176 yıllık tarihe sahip Zürih Üniversitesi’nin geçmişiyle ilgili tanıtım yazısında, dünyanın ünlü atom fizikçisi Albert Einstein’ın doçentlik yıllarını bu üniversitede geçirip, 1909-1911 arasında fizik dersi vermesi; öğretim görevlileri Alfred Werner’in 1913’te kimya, Walter Rudolf Hess’in de 1949’da tıp alanında Nobel ödülü kazanmaları, “övünçlerimiz” başlığı altında sıralanıyor. İmzaların atılmasından sonra üniversitenin künyesine, “Türkiye-Ermenistan protokolü” de girecek.
Davutoğlu bugün
Davutoğlu ve beraberindeki heyet, bugün akşam saatlerinde özel bir uçakla Zürih’e gelecek. TSİ 18.00’de başlaması beklenen törenin, yemek haricinde en fazla yarım saat süreceği belirtiliyor.
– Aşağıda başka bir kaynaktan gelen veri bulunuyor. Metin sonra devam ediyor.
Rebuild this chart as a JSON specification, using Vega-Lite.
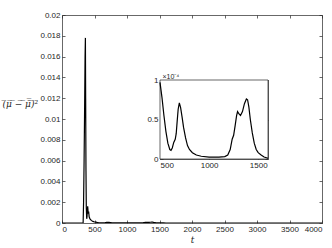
{
  "$schema": "https://vega.github.io/schema/vega-lite/v6.json",
  "width": 260,
  "height": 208,
  "autosize": {"type": "none"},
  "padding": {"left": 62, "top": 15, "right": 10, "bottom": 25},
  "background": "white",
  "config": {
    "view": {"stroke": null},
    "axis": {
      "grid": false,
      "labelFont": "Liberation Sans",
      "labelFontSize": 8,
      "labelColor": "#262626",
      "domainColor": "#262626",
      "tickColor": "#262626",
      "domainWidth": 0.7,
      "tickWidth": 0.7,
      "tickSize": -3,
      "labelPadding": 5,
      "titleColor": "#262626"
    }
  },
  "datasets": {
    "series": [
      {"t": 0, "v": 0}, {"t": 100, "v": 0}, {"t": 200, "v": 0}, {"t": 300, "v": 0},
      {"t": 325, "v": 0}, {"t": 332, "v": 0.002}, {"t": 340, "v": 0.006}, {"t": 348, "v": 0.011},
      {"t": 355, "v": 0.016}, {"t": 360, "v": 0.0178}, {"t": 364, "v": 0.012}, {"t": 369, "v": 0.005},
      {"t": 374, "v": 0.0015}, {"t": 380, "v": 0.0004}, {"t": 385, "v": 0.0006}, {"t": 390, "v": 0.0013},
      {"t": 395, "v": 0.0016}, {"t": 400, "v": 0.0012}, {"t": 405, "v": 0.0009}, {"t": 410, "v": 0.0011},
      {"t": 418, "v": 0.0006}, {"t": 430, "v": 0.0004}, {"t": 450, "v": 0.00025}, {"t": 475, "v": 0.00015},
      {"t": 500, "v": 0.000097}, {"t": 520, "v": 0.000078}, {"t": 540, "v": 0.000055}, {"t": 560, "v": 0.000035},
      {"t": 580, "v": 0.00002}, {"t": 600, "v": 0.000012}, {"t": 612, "v": 0.000011}, {"t": 625, "v": 0.000014},
      {"t": 640, "v": 0.000021}, {"t": 655, "v": 0.000025}, {"t": 665, "v": 0.000032}, {"t": 675, "v": 0.000048},
      {"t": 685, "v": 0.000063}, {"t": 697, "v": 0.000071}, {"t": 710, "v": 0.000065}, {"t": 725, "v": 0.000053},
      {"t": 740, "v": 0.00004}, {"t": 760, "v": 0.000027}, {"t": 780, "v": 0.000017}, {"t": 800, "v": 0.000012},
      {"t": 830, "v": 0.000008}, {"t": 870, "v": 0.000005}, {"t": 920, "v": 0.0000035}, {"t": 1000, "v": 0.0000025},
      {"t": 1100, "v": 0.0000025}, {"t": 1160, "v": 0.000003}, {"t": 1190, "v": 0.000005}, {"t": 1215, "v": 0.000012},
      {"t": 1235, "v": 0.000025}, {"t": 1250, "v": 0.00003}, {"t": 1265, "v": 0.000042}, {"t": 1280, "v": 0.000055},
      {"t": 1290, "v": 0.00006}, {"t": 1305, "v": 0.000057}, {"t": 1320, "v": 0.000055}, {"t": 1340, "v": 0.00006},
      {"t": 1360, "v": 0.00007}, {"t": 1380, "v": 0.000076}, {"t": 1392, "v": 0.000075}, {"t": 1405, "v": 0.000066},
      {"t": 1420, "v": 0.00005}, {"t": 1440, "v": 0.000033}, {"t": 1460, "v": 0.00002}, {"t": 1480, "v": 0.000012},
      {"t": 1500, "v": 0.000008}, {"t": 1530, "v": 0.000005}, {"t": 1560, "v": 0.0000025}, {"t": 1600, "v": 0.000001},
      {"t": 2000, "v": 0.0000005}, {"t": 3000, "v": 0}, {"t": 4000, "v": 0}
    ],
    "box": [{"t0": 500, "t1": 1600, "v0": 0, "v1": 0.0001}]
  },
  "layer": [
    {
      "data": {"name": "series"},
      "mark": {"type": "line", "color": "black", "strokeWidth": 1.2, "clip": true},
      "encoding": {
        "x": {
          "field": "t", "type": "quantitative",
          "scale": {"domain": [0, 4000], "nice": false, "zero": false},
          "axis": {
            "orient": "bottom",
            "values": [0, 500, 1000, 1500, 2000, 2500, 3000, 3500, 4000],
            "format": "d",
            "title": "t",
            "titleFont": "DejaVu Serif",
            "titleFontStyle": "italic",
            "titleFontWeight": "normal",
            "titleFontSize": 9,
            "titlePadding": 2
          }
        },
        "y": {
          "field": "v", "type": "quantitative",
          "scale": {"domain": [0, 0.02], "nice": false},
          "axis": {
            "orient": "left",
            "values": [0, 0.002, 0.004, 0.006, 0.008, 0.01, 0.012, 0.014, 0.016, 0.018, 0.02],
            "format": "~g",
            "title": "(̅μ̅ ̅−̅ ̅μ̄̅)̅²",
            "titleFont": "DejaVu Serif",
            "titleFontStyle": "italic",
            "titleFontWeight": "normal",
            "titleFontSize": 9,
            "titleAngle": 0,
            "titleAlign": "left",
            "titleBaseline": "middle",
            "titleX": -60,
            "titleY": 88
          }
        }
      }
    },
    {
      "data": {"name": "series"},
      "mark": {"type": "line", "opacity": 0},
      "encoding": {
        "x": {
          "field": "t", "type": "quantitative",
          "scale": {"domain": [0, 4000], "nice": false, "zero": false},
          "axis": {"orient": "top", "values": [0, 500, 1000, 1500, 2000, 2500, 3000, 3500, 4000], "labels": false, "title": null}
        },
        "y": {
          "field": "v", "type": "quantitative",
          "scale": {"domain": [0, 0.02], "nice": false},
          "axis": {"orient": "right", "values": [0, 0.002, 0.004, 0.006, 0.008, 0.01, 0.012, 0.014, 0.016, 0.018, 0.02], "labels": false, "title": null}
        }
      }
    },
    {
      "layer": [
        {
          "data": {"name": "box"},
          "mark": {"type": "rect", "fill": "white", "stroke": "#262626", "strokeWidth": 0.7},
          "encoding": {
            "x": {"field": "t0", "type": "quantitative", "scale": {"domain": [500, 1600], "range": [98, 206], "nice": false, "zero": false},
              "axis": {"orient": "top", "offset": -65, "values": [500, 1000, 1500], "labels": false, "title": null}},
            "x2": {"field": "t1"},
            "y": {"field": "v0", "type": "quantitative", "scale": {"domain": [0, 0.0001], "range": [144, 65], "nice": false},
              "axis": {"orient": "right", "offset": -54, "values": [0, 0.00005, 0.0001], "labels": false, "title": null}},
            "y2": {"field": "v1"}
          }
        },
        {
          "data": {"name": "series"},
          "transform": [{"filter": "datum.t >= 500 && datum.t <= 1600"}],
          "mark": {"type": "line", "color": "black", "strokeWidth": 1.2},
          "encoding": {
            "x": {"field": "t", "type": "quantitative",
              "axis": {"orient": "bottom", "offset": -64, "values": [500, 1000, 1500], "format": "d", "title": null}},
            "y": {"field": "v", "type": "quantitative",
              "axis": {"orient": "left", "offset": -98, "values": [0, 0.00005, 0.0001],
                "labelExpr": "format(datum.value * 10000, '~g')",
                "title": "×10⁻⁴", "titleFont": "Liberation Sans", "titleFontSize": 7, "titleFontWeight": "normal",
                "titleAngle": 0, "titleAlign": "left", "titleBaseline": "bottom", "titleX": 2, "titleY": 64}}
          }
        }
      ],
      "resolve": {"axis": {"x": "independent", "y": "independent"}}
    }
  ],
  "resolve": {"scale": {"x": "independent", "y": "independent"}}
}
AB Genel Sekreterliği görevinden İsviçre’nin başkenti Bern’e büyükelçi olarak atanan Oğuz Demiralp de, Türk tarafının imza töreniyle ilgili hazırlıklarını tamamlamak üzere önceki akşam İsviçre’ye geldi.
Törene onlar da katılıyor
BUGÜN Zürih Üniversitesi Paleontoloji Enstitüsü’nün geniş avlusunda yapılacak törene iki ülke dışişleri bakanlarının yanısıra, Ankara ve Erivan’a arabuluculuk eden İsviçre’nin Dışişleri Bakanı Micheline Calmy Rey, ABD Dışişleri Bakanı Hillary Clinton, Rusya Dışişleri Bakanı Sergey Lavrov, Fransa Dışişleri Bakanı Bernard Kouchner ve AB’nin Dış Plitika ve Güvenlik Yüksek Komiseri Javier Solana’nın da katılması bekleniyor. İmza töreni öncesi katılımcıların birlikte, üniversite öğrencilerinin kantini olarak kullanılan avluda yemek yemeleri de bekleniyor.